The ACLU report was launched at a press conference featuring State Sen. Victor Ramirez (D-Prince George's) and representatives from CASA de Maryland (CASA) and Service Employees International United (SEIU). Sen. Ramirez will be the lead Senate sponsor of the Maryland TRUST Act, a bill to restore community trust in local law enforcement by eliminating their entanglement in civil immigration enforcement efforts. 

"More and more jurisdictions across the country are refusing to act as surrogates in the current deportation frenzy," said Sirine Shebaya, attorney directing the ACLU of Maryland's immigrants' rights advocacy. "The ACLU is calling on Maryland to join other states in deciding that complying with these requests is an inefficient use of our limited law enforcement resources and results only in ripping apart our communities."

The report, Restoring Trust: How Immigration Detainers in Maryland Undermine Public Safety Through Unnecessary Enforcement, describes how immigrants in Maryland are detained after they are eligible for release, in state and local facilities and at state and local expense, for the sole purpose of transferring them to federal immigration authorities even when they are picked up solely on traffic violations and even when they are not even charged with a civil immigration violation.

Key findings in the ACLU report:

  • Most individuals held on an immigration detainer in Maryland are charged only with traffic violations or minor misdemeanor offenses.
  • The overwhelming majority of people targeted by immigration detainers in Maryland are Latino.
  • Immigration detainers undermine public safety and community trust in local law enforcement by entangling local authorities in federal immigration enforcement.
  • Immigration detainers are purely voluntary requests that impose costs on local jurisdictions, and those costs are not reimbursed by the federal government.
  • Several states, counties, and cities across the United States have taken steps to stop detaining individuals based solely on immigration detainer requests.

The report calls for statewide reform that would take back control of Maryland's entanglement in a broken immigration enforcement system and that would provide safeguards that address the significant due process and other constitutional concerns raised by immigration detainers.

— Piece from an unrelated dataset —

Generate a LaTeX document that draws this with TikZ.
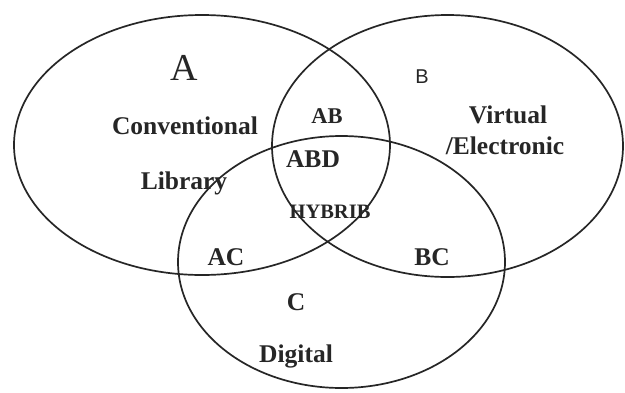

These safeguards would restore and help build community trust in law enforcement. And they would ensure that local jurisdictions are fully reimbursed for any costs associated with responding to immigration detainer requests.

Recently, the Maryland Attorney General's Office issued a letter of advice joining a number of other state and county attorneys in recognizing that compliance with immigration detainer requests is discretionary.